**Work instructions:** Where a line contains the string "with", copy that line.

**Given data:**
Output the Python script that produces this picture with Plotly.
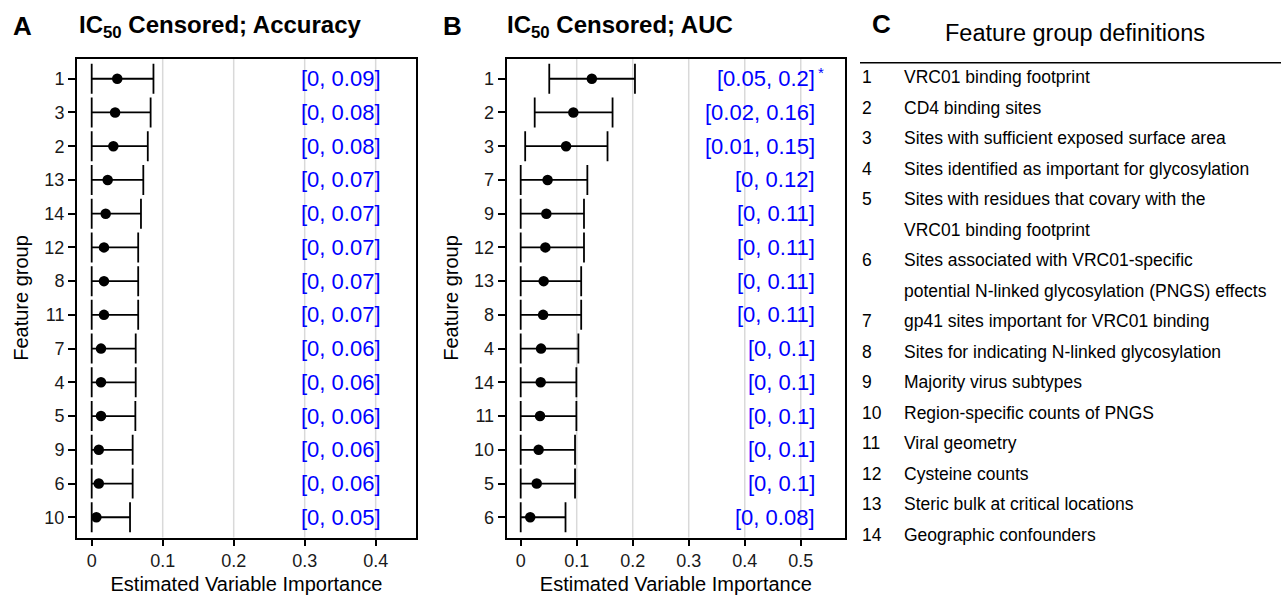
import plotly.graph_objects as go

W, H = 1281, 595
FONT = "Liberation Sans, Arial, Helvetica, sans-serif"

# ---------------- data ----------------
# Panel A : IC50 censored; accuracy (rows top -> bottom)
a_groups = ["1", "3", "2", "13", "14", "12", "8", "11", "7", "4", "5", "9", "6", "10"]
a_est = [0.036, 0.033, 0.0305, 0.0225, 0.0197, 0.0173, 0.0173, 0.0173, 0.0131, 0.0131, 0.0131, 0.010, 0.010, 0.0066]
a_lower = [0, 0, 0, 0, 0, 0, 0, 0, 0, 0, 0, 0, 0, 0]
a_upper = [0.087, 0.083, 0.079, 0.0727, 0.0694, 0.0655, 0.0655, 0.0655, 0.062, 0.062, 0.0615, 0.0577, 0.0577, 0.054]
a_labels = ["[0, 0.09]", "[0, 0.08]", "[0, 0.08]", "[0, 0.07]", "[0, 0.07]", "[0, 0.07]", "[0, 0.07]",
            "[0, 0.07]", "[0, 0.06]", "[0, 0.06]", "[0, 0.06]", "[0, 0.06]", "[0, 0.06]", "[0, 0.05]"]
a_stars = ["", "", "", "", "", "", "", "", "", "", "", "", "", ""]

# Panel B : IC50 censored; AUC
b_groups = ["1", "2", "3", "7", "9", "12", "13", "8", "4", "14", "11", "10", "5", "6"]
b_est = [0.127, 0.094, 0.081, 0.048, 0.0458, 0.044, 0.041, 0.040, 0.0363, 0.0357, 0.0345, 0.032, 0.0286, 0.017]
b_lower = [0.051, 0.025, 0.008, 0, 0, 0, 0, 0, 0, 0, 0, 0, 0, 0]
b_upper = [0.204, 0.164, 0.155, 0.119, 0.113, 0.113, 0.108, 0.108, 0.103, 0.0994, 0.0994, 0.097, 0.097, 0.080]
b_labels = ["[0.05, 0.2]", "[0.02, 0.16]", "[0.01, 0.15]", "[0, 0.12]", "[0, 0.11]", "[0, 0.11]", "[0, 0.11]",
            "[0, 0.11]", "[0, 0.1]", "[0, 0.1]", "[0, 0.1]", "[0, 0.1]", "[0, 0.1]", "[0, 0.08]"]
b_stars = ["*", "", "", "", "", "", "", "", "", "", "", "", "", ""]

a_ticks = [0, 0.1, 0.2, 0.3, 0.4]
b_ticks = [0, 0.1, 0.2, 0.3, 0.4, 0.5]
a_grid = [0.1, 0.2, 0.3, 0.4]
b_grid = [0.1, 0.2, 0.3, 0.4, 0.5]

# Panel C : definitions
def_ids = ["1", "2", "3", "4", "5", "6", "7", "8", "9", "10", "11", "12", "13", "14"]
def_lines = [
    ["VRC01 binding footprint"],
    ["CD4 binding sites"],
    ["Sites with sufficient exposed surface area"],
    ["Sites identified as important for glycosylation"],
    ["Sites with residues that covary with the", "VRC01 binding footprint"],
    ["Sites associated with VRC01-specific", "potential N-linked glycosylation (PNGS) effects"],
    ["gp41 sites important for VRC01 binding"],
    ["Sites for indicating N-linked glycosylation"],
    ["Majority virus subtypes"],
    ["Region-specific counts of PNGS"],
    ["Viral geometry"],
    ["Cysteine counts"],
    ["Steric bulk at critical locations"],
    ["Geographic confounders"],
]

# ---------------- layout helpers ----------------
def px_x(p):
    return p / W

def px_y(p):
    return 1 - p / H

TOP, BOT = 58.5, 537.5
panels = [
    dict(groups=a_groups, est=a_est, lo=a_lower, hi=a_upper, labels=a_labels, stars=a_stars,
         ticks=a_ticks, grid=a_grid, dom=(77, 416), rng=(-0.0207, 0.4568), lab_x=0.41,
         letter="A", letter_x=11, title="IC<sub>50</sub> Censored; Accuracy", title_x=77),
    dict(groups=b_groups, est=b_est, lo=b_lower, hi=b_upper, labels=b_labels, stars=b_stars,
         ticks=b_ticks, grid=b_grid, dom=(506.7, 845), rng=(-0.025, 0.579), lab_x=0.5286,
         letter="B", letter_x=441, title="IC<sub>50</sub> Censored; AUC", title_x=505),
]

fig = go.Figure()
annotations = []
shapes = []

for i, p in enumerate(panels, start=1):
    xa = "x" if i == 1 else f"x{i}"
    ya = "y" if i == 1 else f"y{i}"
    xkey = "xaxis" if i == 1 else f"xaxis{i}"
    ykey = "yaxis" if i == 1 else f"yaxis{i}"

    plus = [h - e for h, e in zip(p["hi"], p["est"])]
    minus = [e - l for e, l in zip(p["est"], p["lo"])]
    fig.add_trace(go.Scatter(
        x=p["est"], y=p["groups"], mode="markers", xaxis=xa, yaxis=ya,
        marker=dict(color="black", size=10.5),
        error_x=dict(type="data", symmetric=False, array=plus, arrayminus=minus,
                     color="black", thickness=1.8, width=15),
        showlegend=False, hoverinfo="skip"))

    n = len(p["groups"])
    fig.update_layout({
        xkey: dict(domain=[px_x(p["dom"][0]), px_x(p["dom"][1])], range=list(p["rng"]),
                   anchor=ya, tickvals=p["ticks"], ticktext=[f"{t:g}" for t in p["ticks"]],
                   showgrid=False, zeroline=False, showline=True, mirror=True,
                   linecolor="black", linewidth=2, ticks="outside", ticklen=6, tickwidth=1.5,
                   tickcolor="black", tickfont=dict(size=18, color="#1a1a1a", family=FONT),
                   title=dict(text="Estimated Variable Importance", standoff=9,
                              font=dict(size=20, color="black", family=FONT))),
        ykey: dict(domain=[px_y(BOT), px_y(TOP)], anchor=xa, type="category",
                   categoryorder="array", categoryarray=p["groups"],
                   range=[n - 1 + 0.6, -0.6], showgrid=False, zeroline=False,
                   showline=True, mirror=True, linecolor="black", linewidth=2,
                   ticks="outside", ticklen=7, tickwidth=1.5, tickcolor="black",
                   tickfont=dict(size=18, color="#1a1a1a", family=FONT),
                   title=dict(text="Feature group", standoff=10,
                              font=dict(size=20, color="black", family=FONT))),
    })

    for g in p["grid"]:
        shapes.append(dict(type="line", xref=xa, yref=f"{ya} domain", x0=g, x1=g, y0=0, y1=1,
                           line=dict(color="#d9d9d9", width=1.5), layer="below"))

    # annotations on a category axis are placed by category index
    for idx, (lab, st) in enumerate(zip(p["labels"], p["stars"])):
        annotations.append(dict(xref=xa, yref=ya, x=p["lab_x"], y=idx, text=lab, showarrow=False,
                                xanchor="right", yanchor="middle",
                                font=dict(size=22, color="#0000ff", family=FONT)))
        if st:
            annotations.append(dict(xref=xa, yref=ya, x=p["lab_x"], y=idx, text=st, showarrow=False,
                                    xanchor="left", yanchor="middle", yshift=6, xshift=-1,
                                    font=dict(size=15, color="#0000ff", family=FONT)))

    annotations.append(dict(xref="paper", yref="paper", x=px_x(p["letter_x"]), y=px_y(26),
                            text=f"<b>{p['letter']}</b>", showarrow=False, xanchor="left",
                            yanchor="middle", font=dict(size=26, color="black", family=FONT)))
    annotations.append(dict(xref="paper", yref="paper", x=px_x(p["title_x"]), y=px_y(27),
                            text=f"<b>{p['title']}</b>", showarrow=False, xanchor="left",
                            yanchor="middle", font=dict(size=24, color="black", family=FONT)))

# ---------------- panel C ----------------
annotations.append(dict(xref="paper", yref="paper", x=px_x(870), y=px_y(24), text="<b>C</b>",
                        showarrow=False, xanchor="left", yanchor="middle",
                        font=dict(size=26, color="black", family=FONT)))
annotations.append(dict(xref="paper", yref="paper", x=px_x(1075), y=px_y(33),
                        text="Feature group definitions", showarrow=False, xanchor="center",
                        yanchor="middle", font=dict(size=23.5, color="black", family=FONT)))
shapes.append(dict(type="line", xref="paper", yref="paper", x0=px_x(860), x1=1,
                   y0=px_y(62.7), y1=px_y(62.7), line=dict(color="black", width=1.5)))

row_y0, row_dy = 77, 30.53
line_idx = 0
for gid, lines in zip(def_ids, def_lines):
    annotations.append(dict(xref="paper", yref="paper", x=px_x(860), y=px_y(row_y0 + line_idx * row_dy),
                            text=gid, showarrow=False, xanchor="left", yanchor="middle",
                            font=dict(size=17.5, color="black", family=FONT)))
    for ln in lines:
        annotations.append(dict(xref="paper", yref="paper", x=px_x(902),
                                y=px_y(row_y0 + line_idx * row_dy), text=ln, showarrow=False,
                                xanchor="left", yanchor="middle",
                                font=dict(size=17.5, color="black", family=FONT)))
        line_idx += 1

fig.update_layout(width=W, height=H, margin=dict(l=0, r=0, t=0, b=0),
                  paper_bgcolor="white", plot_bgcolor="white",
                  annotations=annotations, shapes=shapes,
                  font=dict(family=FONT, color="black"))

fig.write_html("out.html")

**Correct response:**
Output the Python script that produces this picture with Plotly.
    ["Sites with sufficient exposed surface area"],
    ["Sites with residues that covary with the", "VRC01 binding footprint"],
    ["Sites associated with VRC01-specific", "potential N-linked glycosylation (PNGS) effects"],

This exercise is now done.